El cine norteamericano hoza (sí, soy consciente del sentido generalmente porcino y despectivo del término…) y osa reincidir perennemente, a la manera de Tántalo o Sísifo, en los mismos temas; en el mismo pase en el que vi este filme se pudo ver el trailer del nuevo Robin Hood, otra vez a vueltas con el dichoso arquero de Sherwood, ahora con el careto gordezuelo y envejecido de Russell Crowe, al que me parece que se le pasó el arroz para encarnar al héroe, al que el imaginario popular quiere con cuerpo de atleta y cara juvenil, no con michelines y patas de gallo.
Viene todo esto a cuento por la resurrección del mito del licántropo que ahora, de nuevo, perpetra el cine yanqui, con el auxilio para la ocasión del británico, versionando el clásico de 1941 de George Waggner, El hombre lobo, en el que Lon Chaney Jr. establecía los parámetros de la caracterización del lobo humano que ha perdurado, con variantes, hasta nuestros días.
Pero aquí todo se queda en la cáscara, como era de prever, y esta nueva versión es, realmente, mucho más vieja que la de Waggner, que era un clásico, mientras que esta es sencillamente añeja, anticuada, y, sobre todo, desconsiderada con el público, al que trata como a una panda de lelos, buscando constantemente sorprenderlo con una inacabable sucesión de sustos, de forma desvergonzadamente tópica, sin articular una atmósfera medianamente creíble (ese bosque de pacotilla, esa niebla de bote, esos higadillos de los despanzurrados que “cantan” cantidad…), sin que la historia tenga entidad en sí misma, en la que personajes como el del padre del protagonista tiene que relatarnos verbalmente su maldición, sin acudir a los genuinos recursos cinematográficos sino enfangándose en una infantil narración como de siniestro cuento (malo) de hadas.

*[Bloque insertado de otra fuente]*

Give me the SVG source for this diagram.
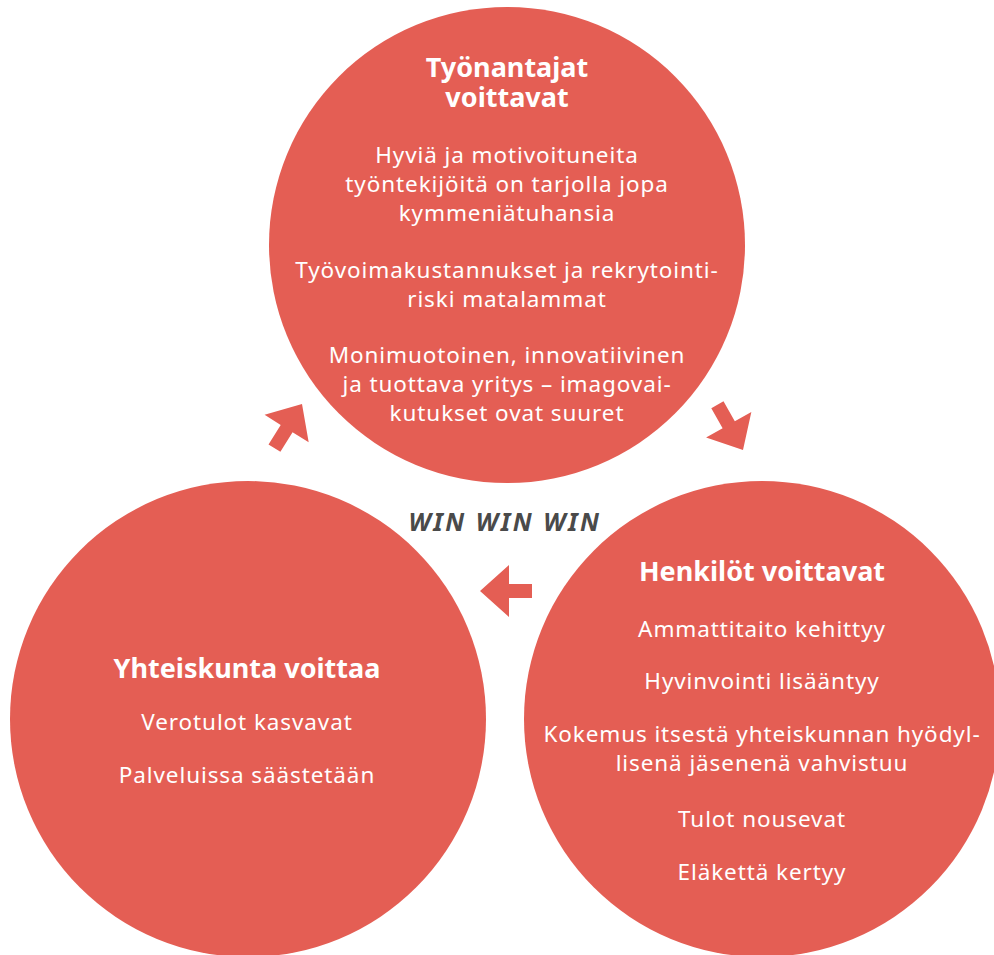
<svg xmlns="http://www.w3.org/2000/svg" width="994" height="955" viewBox="0 0 994 955">
<defs>
<style>
.c{fill:#E45E54}
.a{fill:#E45E54}
.t{font-family:"Noto Sans","Open Sans",sans-serif;font-size:22.5px;letter-spacing:0.9px;fill:#fff;text-anchor:middle}
.h{font-family:"Noto Sans","Open Sans",sans-serif;font-size:27px;font-weight:bold;fill:#fff;text-anchor:middle}
.w{font-family:"Noto Sans","Open Sans",sans-serif;font-size:25px;font-weight:bold;font-style:italic;fill:#4a4a4a;text-anchor:middle;letter-spacing:2.5px}
</style>
<polygon id="arr" points="0,0 29,-26 29,-7 52,-7 52,7 29,7 29,26"/>
</defs>
<rect width="994" height="955" fill="#fff"/>
<g id="employers">
<circle class="c" cx="507" cy="245" r="238"/>
<text class="h" x="507" y="77">Työnantajat</text>
<text class="h" x="507" y="107">voittavat</text>
<text class="t" x="507" y="163">Hyviä ja motivoituneita</text>
<text class="t" x="507" y="192">työntekijöitä on tarjolla jopa</text>
<text class="t" x="507" y="221">kymmeniätuhansia</text>
<text class="t" x="507" y="278">Työvoimakustannukset ja rekrytointi-</text>
<text class="t" x="507" y="307">riski matalammat</text>
<text class="t" x="507" y="363">Monimuotoinen, innovatiivinen</text>
<text class="t" x="507" y="392">ja tuottava yritys – imagovai-</text>
<text class="t" x="507" y="421">kutukset ovat suuret</text>
</g>
<g id="individuals">
<circle class="c" cx="762" cy="719" r="238"/>
<text class="h" x="762" y="581">Henkilöt voittavat</text>
<text class="t" x="762" y="637">Ammattitaito kehittyy</text>
<text class="t" x="762" y="689">Hyvinvointi lisääntyy</text>
<text class="t" x="762" y="742">Kokemus itsestä yhteiskunnan hyödyl-</text>
<text class="t" x="762" y="771">lisenä jäsenenä vahvistuu</text>
<text class="t" x="762" y="827">Tulot nousevat</text>
<text class="t" x="762" y="880">Eläkettä kertyy</text>
</g>
<g id="society">
<circle class="c" cx="248" cy="719" r="238"/>
<text class="h" x="247" y="678">Yhteiskunta voittaa</text>
<text class="t" x="247" y="730">Verotulot kasvavat</text>
<text class="t" x="247" y="783">Palveluissa säästetään</text>
</g>
<g id="center-label">
<text class="w" x="505" y="531">WIN WIN WIN</text>
</g>
<g id="connectors">
<use href="#arr" class="a" transform="translate(743,450) rotate(-119.5)"/>
<use href="#arr" class="a" transform="translate(480,591)"/>
<use href="#arr" class="a" transform="translate(302,404) rotate(122)"/>
</g>
</svg>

Un pequeño desastre, apenas paliado por la sabiduría de Anthony Hopkins, aunque su papel se le queda inevitablemente corto: pero su mera mirada ya le infunde carne a lo que no es sino un esqueleto de plexiglás… Entre los demás, Benicio del Toro pasa por allí con el piloto automático, sin creerse en ningún momento su personaje, y Hugo Weaving (el inolvidable secundario de Las aventuras de Priscilla, reina del desierto y tenaz antagonista de Keanu Reeves en la saga de Matrix) resulta uno de los pocos verosímiles en esta costeada producción (ochenta y cinco millones de dólares, nada menos), que hoza (ahora ya tiene sentido, ¿no?) en un clásico en el que lo mejor que se podía hacer con él era dejarlo como estaba, y en todo caso verlo una y otra vez para aprender cine, aunque fuera de un humilde artesano como fue George Waggner.